_Stated problem_: Pictures excluded, return the lines below from the first through the line holding "from bokeh.resources import INLINE".

+++

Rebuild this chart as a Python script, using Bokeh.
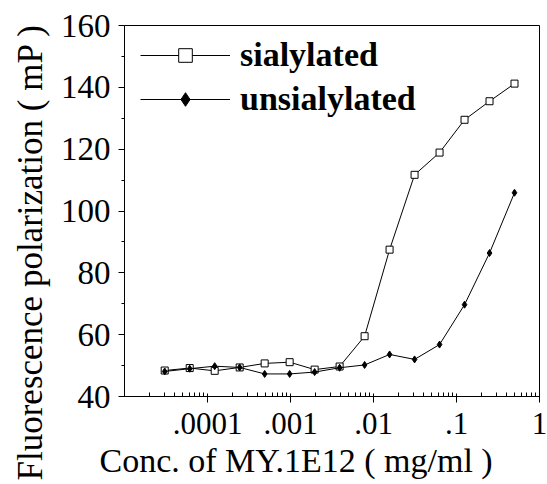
from bokeh.plotting import figure
from bokeh.models import Range1d, FixedTicker, Legend, LegendItem, Title
from bokeh.embed import file_html
from bokeh.resources import INLINE

# Concentration of MY.1E12 (mg/ml), two-fold dilution series
conc = [3.0517578125e-05, 6.103515625e-05, 0.0001220703125, 0.000244140625,
        0.00048828125, 0.0009765625, 0.001953125, 0.00390625, 0.0078125,
        0.015625, 0.03125, 0.0625, 0.125, 0.25, 0.5]
sialylated = [48.4, 49.2, 48.3, 49.4, 50.7, 51.1, 48.7, 49.7, 59.5,
              87.5, 111.7, 118.9, 129.5, 135.5, 141.2]
unsialylated = [48.1, 49.0, 49.8, 49.4, 47.3, 47.3, 47.9, 49.3, 50.2,
                53.6, 52.0, 56.8, 69.7, 86.4, 105.9]

x_tick_values = [1e-4, 1e-3, 1e-2, 1e-1, 1]
x_tick_labels = [".0001", ".001", ".01", ".1", "1"]
y_tick_values = [40, 60, 80, 100, 120, 140, 160]
y_minor_values = [50, 70, 90, 110, 130, 150]

FONT = "'Liberation Serif', 'Times New Roman', 'DejaVu Serif', serif"
TITLE_FONT = "Liberation Serif"

p = figure(width=547, height=484, x_axis_type="log",
           x_range=Range1d(1e-5, 1), y_range=Range1d(40, 160),
           output_backend="svg", toolbar_location=None,
           min_border_left=121, min_border_right=8,
           min_border_top=25, min_border_bottom=88)
p.grid.visible = False
p.outline_line_color = "black"
p.outline_line_width = 1
p.background_fill_color = "white"
p.border_fill_color = "white"

x_minor = [m * 10.0 ** e for e in range(-5, 0) for m in range(2, 10)]
p.xaxis.ticker = FixedTicker(ticks=x_tick_values, minor_ticks=x_minor)
p.xaxis.major_label_overrides = {v: s for v, s in zip(x_tick_values, x_tick_labels)}
p.yaxis.ticker = FixedTicker(ticks=y_tick_values, minor_ticks=y_minor_values)

for ax in (p.xaxis[0], p.yaxis[0]):
    ax.axis_line_color = "black"
    ax.major_tick_line_color = "black"
    ax.minor_tick_line_color = "black"
    ax.major_label_text_font = FONT
    ax.major_label_text_color = "black"

p.xaxis.major_label_text_font_size = "31px"
p.xaxis.major_tick_out = 6
p.xaxis.major_tick_in = 3
p.xaxis.minor_tick_out = 0
p.xaxis.minor_tick_in = 4
p.xaxis.major_label_standoff = 10

p.yaxis.major_label_text_font_size = "33px"
p.yaxis.major_tick_out = 6
p.yaxis.major_tick_in = 0
p.yaxis.minor_tick_out = 3
p.yaxis.minor_tick_in = 0
p.yaxis.major_label_standoff = 8

xlabel = Title(text="Conc. of MY.1E12 ( mg/ml )", align="left", offset=-25,
               text_font=TITLE_FONT, text_font_size="34px",
               text_font_style="normal", text_color="black", standoff=7)
p.add_layout(xlabel, "below")
ylabel = Title(text="Fluorescence  polarization ( mP )", align="left", offset=-84,
               text_font=TITLE_FONT, text_font_size="35px",
               text_font_style="normal", text_color="black", standoff=16)
p.add_layout(ylabel, "left")

l1 = p.line(conc, sialylated, line_color="black", line_width=1)
s1 = p.scatter(conc, sialylated, marker="square", size=7,
               fill_color="white", line_color="black", line_width=1)
l2 = p.line(conc, unsialylated, line_color="black", line_width=1)
s2 = p.scatter(conc, unsialylated, marker="diamond", size=7,
               fill_color="black", line_color="black")

legend = Legend(items=[LegendItem(label="sialylated", renderers=[l1, s1]),
                       LegendItem(label="unsialylated", renderers=[l2, s2])],
                location=(16, 278), border_line_color=None,
                background_fill_alpha=0, margin=0, padding=0,
                glyph_width=90, glyph_height=34, label_height=34,
                spacing=6, label_standoff=10,
                label_text_font=FONT, label_text_font_style="bold",
                label_text_font_size="34px", label_text_color="black")
p.add_layout(legend)

open("out.html", "w").write(file_html(p, INLINE))
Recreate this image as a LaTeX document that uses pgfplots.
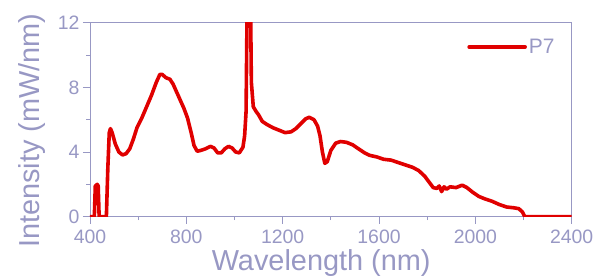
\documentclass[border=0pt]{standalone}
\usepackage{pgfplots}
\pgfplotsset{compat=1.18}
\usepackage{fontspec}
\setmainfont{Liberation Sans}
\definecolor{axc}{HTML}{9898C4}
\definecolor{lred}{HTML}{E00000}
\begin{document}
\begin{tikzpicture}
\path[use as bounding box] (-90bp,-63.3bp) rectangle (522bp,216.7bp);
\begin{axis}[
  at={(0,0)}, anchor=south west,
  scale only axis, width=481.7bp, height=194bp,
  xmin=400, xmax=2400, ymin=0, ymax=12,
  xtick={400,800,...,2400}, ytick={0,4,8,12},
  minor x tick num=1, minor y tick num=1,
  xtick pos=bottom, ytick pos=left,
  tick align=outside,
  major tick length=7bp, minor tick length=3.5bp,
  axis line style={axc, line width=0.9bp},
  every tick/.style={axc, line width=0.9bp},
  /pgf/number format/assume math mode=true,
  /pgf/number format/1000 sep={},
  tick label style={font=\fontsize{19.5}{22}\selectfont, text=axc},
  xticklabel style={yshift=-3bp},
  xlabel={Wavelength (nm)}, ylabel={Intensity (mW/nm)},
  label style={font=\fontsize{29}{32}\selectfont, text=axc},
  xlabel style={at={(axis description cs:0.48,0)}, anchor=base, yshift=-54bp},
  ylabel style={at={(axis description cs:0,0.444)}, anchor=base, yshift=50bp},
  legend style={draw=none, fill=none, font=\fontsize{21}{24}\selectfont, text=axc,
    at={(axis description cs:1,1)}, anchor=north east, xshift=-12bp, yshift=-12bp},
  legend image code/.code={\draw[#1] (0bp,0bp) -- (56bp,0bp);},
]
\addplot[lred, line width=3.6bp, line join=round, line cap=round] coordinates {
(400,0) (418,0) (422,1.9) (430,2.0) (434,1.9) (438,0) (468,0) (474,3.0) (480,5.2)
(485,5.45) (492,5.2) (505,4.5) (520,4.0) (535,3.82) (550,3.9) (565,4.2) (580,4.8)
(595,5.5) (615,6.1) (635,6.8) (655,7.5) (675,8.3) (690,8.8) (700,8.8) (715,8.6)
(732,8.5) (745,8.2) (760,7.7) (775,7.2) (790,6.7) (805,6.1) (820,5.2) (832,4.4)
(845,4.05) (860,4.1) (880,4.2) (900,4.35) (915,4.25) (930,3.95) (945,3.95) (960,4.2)
(975,4.35) (990,4.25) (1005,4.0) (1020,3.95) (1035,4.3) (1042,5.0) (1048,6.5)
(1053,14) (1066,14) (1070,8.3) (1078,6.8) (1090,6.5) (1100,6.3) (1115,5.9)
(1135,5.7) (1160,5.5) (1185,5.35) (1210,5.2) (1235,5.25) (1255,5.45) (1275,5.75)
(1295,6.05) (1310,6.15) (1330,6.0) (1345,5.6) (1355,5.0) (1365,4.0) (1375,3.3)
(1385,3.4) (1400,4.1) (1420,4.55) (1440,4.65) (1465,4.6) (1490,4.45) (1515,4.2)
(1540,3.95) (1560,3.8) (1590,3.7) (1620,3.55) (1650,3.5) (1680,3.35) (1710,3.2)
(1740,3.05) (1765,2.85) (1790,2.5) (1810,2.1) (1825,1.8) (1840,1.75) (1850,1.9)
(1860,1.55) (1870,1.85) (1880,1.7) (1895,1.85) (1920,1.8) (1945,1.95) (1965,1.8)
(1990,1.5) (2015,1.25) (2040,1.1) (2070,0.95) (2100,0.75) (2130,0.6) (2160,0.55)
(2180,0.5) (2195,0.3) (2205,0) (2400,0)
};
\addlegendentry{P7}
\end{axis}
\end{tikzpicture}
\end{document}
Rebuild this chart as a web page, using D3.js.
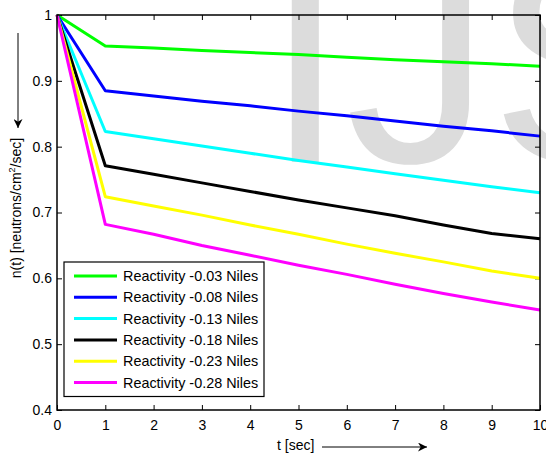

+++

_Full answer_:
Rebuild this chart as a Python script, using Bokeh.
from bokeh.plotting import figure
from bokeh.models import Range1d, FixedTicker, Legend, LegendItem, Title
from bokeh.embed import file_html
from bokeh.resources import INLINE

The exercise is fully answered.